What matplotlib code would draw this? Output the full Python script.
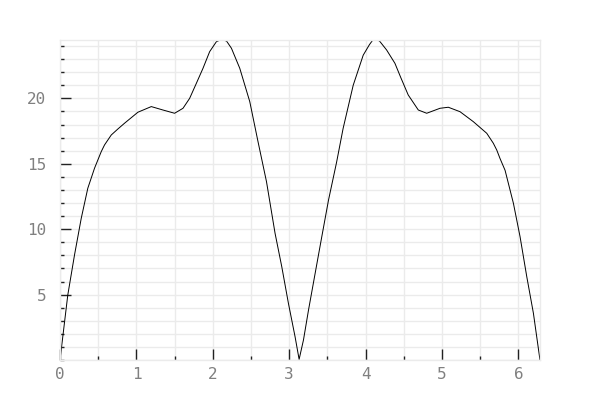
#!/usr/bin/env python
# -*- coding: utf-8 -*-

# Kurve mit zwei Hoeckern
import matplotlib
matplotlib.use('Agg')
import matplotlib.pyplot as plt
from matplotlib.ticker import MultipleLocator

##########
## Daten ##
##########

x_werte = [0.0, 0.102, 0.19, 0.278, 0.364, 0.452, 0.54, 0.583, 0.671, 0.758,
           0.845, 1.02, 1.195, 1.347, 1.5, 1.61, 1.697, 1.785, 1.872, 1.959,
           2.047, 2.09, 2.134, 2.18, 2.244, 2.353, 2.484, 2.592, 2.703, 2.815,
           2.903, 2.99, 3.077, 3.13, 3.187, 3.253, 3.34, 3.427, 3.515, 3.62,
           3.706, 3.838, 3.969, 4.05, 4.09, 4.13, 4.18, 4.275, 4.384, 4.46,
           4.558, 4.69, 4.8, 4.974, 5.083, 5.236, 5.41, 5.586, 5.672, 5.717,
           5.76, 5.826, 5.935, 6.022, 6.11, 6.197, 6.283]
y_werte = [0.0, 4.97, 8.03, 10.83, 13.13, 14.66, 15.93, 16.44, 17.2, 17.66,
           18.1, 18.94, 19.37, 19.11, 18.86, 19.24, 20.0, 21.15, 22.3, 23.57,
           24.33, 24.44, 24.46, 24.38, 23.83, 22.3, 19.75, 16.69, 13.63, 9.69,
           7.13, 4.33, 1.78, 0.05, 1.53, 3.82, 6.63, 9.43, 12.23, 15.1,
           17.7, 21.0, 23.3, 24.1, 24.42, 24.46, 24.4, 23.7, 22.68, 21.6,
           20.26, 19.11, 18.86, 19.24, 19.32, 18.98, 18.22, 17.33, 16.57, 16.05,
           15.4, 14.5, 11.98, 9.43, 6.37, 3.57, 0.0]

x_ticks = [0, 1, 2, 3, 4, 5, 6]
y_ticks = [5, 10, 15, 20]

########################
## Diagramm erstellen ##
########################

fig = plt.figure(figsize=(6, 4), dpi=100, facecolor='white')
ax = fig.add_axes([0.1, 0.1, 0.8, 0.8])

ax.plot(x_werte, y_werte, color='black', linewidth=0.7)

ax.set_xlim(0, 6.2832)
ax.set_ylim(0, max(y_werte))

ax.set_xticks(x_ticks)
ax.set_yticks(y_ticks)
ax.xaxis.set_minor_locator(MultipleLocator(0.5))
ax.yaxis.set_minor_locator(MultipleLocator(1))

# Gitter hellgrau, auch auf den Nebenstrichen
ax.grid(True, which='both', color='#ebebeb', linewidth=1)
ax.set_axisbelow(True)

for seite in ax.spines.values():
    seite.set_color('#ebebeb')
    seite.set_linewidth(1)

ax.tick_params(which='major', direction='in', length=8, width=1, color='#222222',
               labelcolor='#808080', labelsize=11.5)
ax.tick_params(which='minor', direction='in', length=3, width=1, color='#222222')
ax.tick_params(axis='y', pad=10)
ax.tick_params(axis='x', pad=5)

for label in ax.get_xticklabels() + ax.get_yticklabels():
    label.set_fontfamily('DejaVu Sans Mono')

plt.savefig('out.png', dpi=100)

########################################

### SHORT TASK
All of the material above is to be copied exactly, except for its images.

### THE RESULT
What matplotlib code would draw this? Output the full Python script.
#!/usr/bin/env python
# -*- coding: utf-8 -*-

# Kurve mit zwei Hoeckern
import matplotlib
matplotlib.use('Agg')
import matplotlib.pyplot as plt
from matplotlib.ticker import MultipleLocator

##########
## Daten ##
##########

x_werte = [0.0, 0.102, 0.19, 0.278, 0.364, 0.452, 0.54, 0.583, 0.671, 0.758,
           0.845, 1.02, 1.195, 1.347, 1.5, 1.61, 1.697, 1.785, 1.872, 1.959,
           2.047, 2.09, 2.134, 2.18, 2.244, 2.353, 2.484, 2.592, 2.703, 2.815,
           2.903, 2.99, 3.077, 3.13, 3.187, 3.253, 3.34, 3.427, 3.515, 3.62,
           3.706, 3.838, 3.969, 4.05, 4.09, 4.13, 4.18, 4.275, 4.384, 4.46,
           4.558, 4.69, 4.8, 4.974, 5.083, 5.236, 5.41, 5.586, 5.672, 5.717,
           5.76, 5.826, 5.935, 6.022, 6.11, 6.197, 6.283]
y_werte = [0.0, 4.97, 8.03, 10.83, 13.13, 14.66, 15.93, 16.44, 17.2, 17.66,
           18.1, 18.94, 19.37, 19.11, 18.86, 19.24, 20.0, 21.15, 22.3, 23.57,
           24.33, 24.44, 24.46, 24.38, 23.83, 22.3, 19.75, 16.69, 13.63, 9.69,
           7.13, 4.33, 1.78, 0.05, 1.53, 3.82, 6.63, 9.43, 12.23, 15.1,
           17.7, 21.0, 23.3, 24.1, 24.42, 24.46, 24.4, 23.7, 22.68, 21.6,
           20.26, 19.11, 18.86, 19.24, 19.32, 18.98, 18.22, 17.33, 16.57, 16.05,
           15.4, 14.5, 11.98, 9.43, 6.37, 3.57, 0.0]

x_ticks = [0, 1, 2, 3, 4, 5, 6]
y_ticks = [5, 10, 15, 20]

########################
## Diagramm erstellen ##
########################

fig = plt.figure(figsize=(6, 4), dpi=100, facecolor='white')
ax = fig.add_axes([0.1, 0.1, 0.8, 0.8])

ax.plot(x_werte, y_werte, color='black', linewidth=0.7)

ax.set_xlim(0, 6.2832)
ax.set_ylim(0, max(y_werte))

ax.set_xticks(x_ticks)
ax.set_yticks(y_ticks)
ax.xaxis.set_minor_locator(MultipleLocator(0.5))
ax.yaxis.set_minor_locator(MultipleLocator(1))

# Gitter hellgrau, auch auf den Nebenstrichen
ax.grid(True, which='both', color='#ebebeb', linewidth=1)
ax.set_axisbelow(True)

for seite in ax.spines.values():
    seite.set_color('#ebebeb')
    seite.set_linewidth(1)

ax.tick_params(which='major', direction='in', length=8, width=1, color='#222222',
               labelcolor='#808080', labelsize=11.5)
ax.tick_params(which='minor', direction='in', length=3, width=1, color='#222222')
ax.tick_params(axis='y', pad=10)
ax.tick_params(axis='x', pad=5)

for label in ax.get_xticklabels() + ax.get_yticklabels():
    label.set_fontfamily('DejaVu Sans Mono')

plt.savefig('out.png', dpi=100)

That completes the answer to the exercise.